As I noted when the stimulus idea was first floated, it might be good to keep tabs on what's happening at the pump when considering how effective that stimulus plan will be.
The average price of regular gasoline was $3.03 for the first eight weeks of this year—that's up 73 cents over last year. So already, the average U.S. household, which uses 95.25 gallons of gasoline per month, has paid $139 more for gasoline in 2008 over 2007. If the gasoline price stays where it has been in January and February, then by the time rebate checks arrive in May, the average household will already have spent $200 more for gasoline than it did last year. (Remember, last spring there was a price run-up that seemed painful at the time, but prices in March and April 2007 still were less than motorists are paying now.)

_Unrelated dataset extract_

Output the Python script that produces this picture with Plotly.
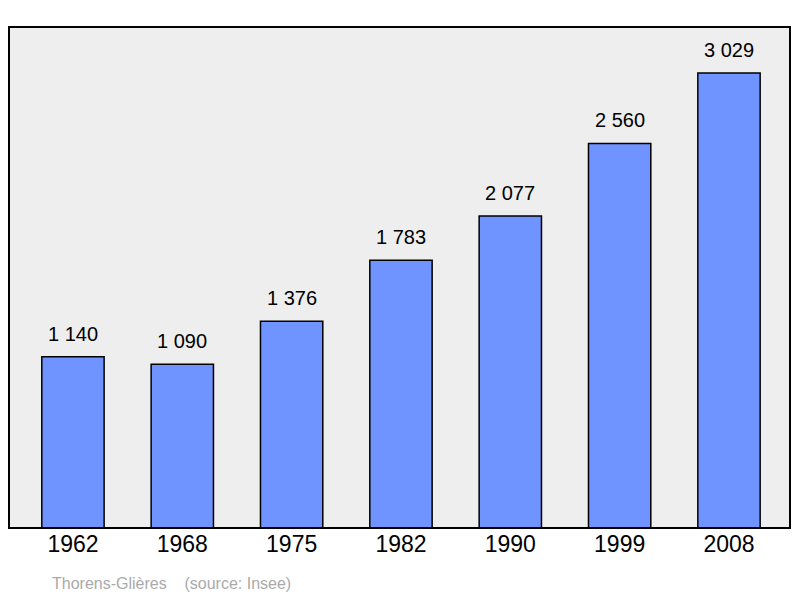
import plotly.graph_objects as go

years = ['1962', '1968', '1975', '1982', '1990', '1999', '2008']
population = [1140, 1090, 1376, 1783, 2077, 2560, 3029]
labels = ['1 140', '1 090', '1 376', '1 783', '2 077', '2 560', '3 029']

xpos = list(range(len(years)))

fig = go.Figure()
fig.add_trace(go.Bar(
    x=xpos,
    y=population,
    marker=dict(color='#7094ff', line=dict(color='black', width=1.5)),
    width=0.57,
))

# value labels above the bars
for xv, yv, lab in zip(xpos, population, labels):
    fig.add_annotation(x=xv, y=yv, text=lab, showarrow=False, yanchor='bottom',
                       yshift=10, font=dict(size=20, color='black'))

# page has an 8px body margin, so the figure is sized to fit 800x598
fig.update_layout(
    width=792, height=590,
    margin=dict(l=1, r=10, t=19, b=70),
    plot_bgcolor='#eeeeee',
    paper_bgcolor='white',
    showlegend=False,
    font=dict(family='Liberation Sans'),
    xaxis=dict(range=[-0.585, 6.558], tickvals=xpos, ticktext=years,
               tickfont=dict(size=23, color='black'), showgrid=False,
               zeroline=False, ticks=''),
    yaxis=dict(range=[0, 3335], showticklabels=False, showgrid=False,
               zeroline=False),
)

# plot frame
fig.add_shape(type='rect', xref='paper', yref='paper', x0=0, y0=0, x1=1, y1=1,
              line=dict(color='black', width=2))

fig.add_annotation(
    text='Thorens-Glières&nbsp;&nbsp;&nbsp;&nbsp;(source: Insee)',
    xref='paper', yref='paper', x=0.053, y=-0.11, xanchor='left', yanchor='middle',
    showarrow=False, font=dict(size=16, color='#aaaaaa'),
)

fig.write_html("out.html")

But how likely is it that the price of gasoline will hold steady, when it already shot up 8.8 cents in just the past week to $3.13 per gallon? Should prices rise to $4 per gallon in the next two months, bringing the average price for the first four months of the year closer to, say, $3.50 per gallon, then consumers will be paying about $1 more per gallon than in 2007. For the average U.S. household, that would be $381 more out the door in 2008 before the stimulus check even arrives. So, if you are a two-paycheck family with two kids, the $300 rebate you're expecting for one of your children will already have been sent to the Saudis (and other oil producers).
And that calculation considers only the increase from 2007 to 2008. Look at that same family's entire gasoline bill for the first four months of the year, and if gas goes up to $4 per gallon over the next eight weeks, the family will have spent $1,300 for gasoline—nearly three quarters of the rebate it's due—before its much-reduced spending spree can begin.
Economists know that if we truly enter a recession (with unemployment high enough to curb commuting), people will drive less. But if we don't find a way to drive less now, we'll be on an even surer road to recession.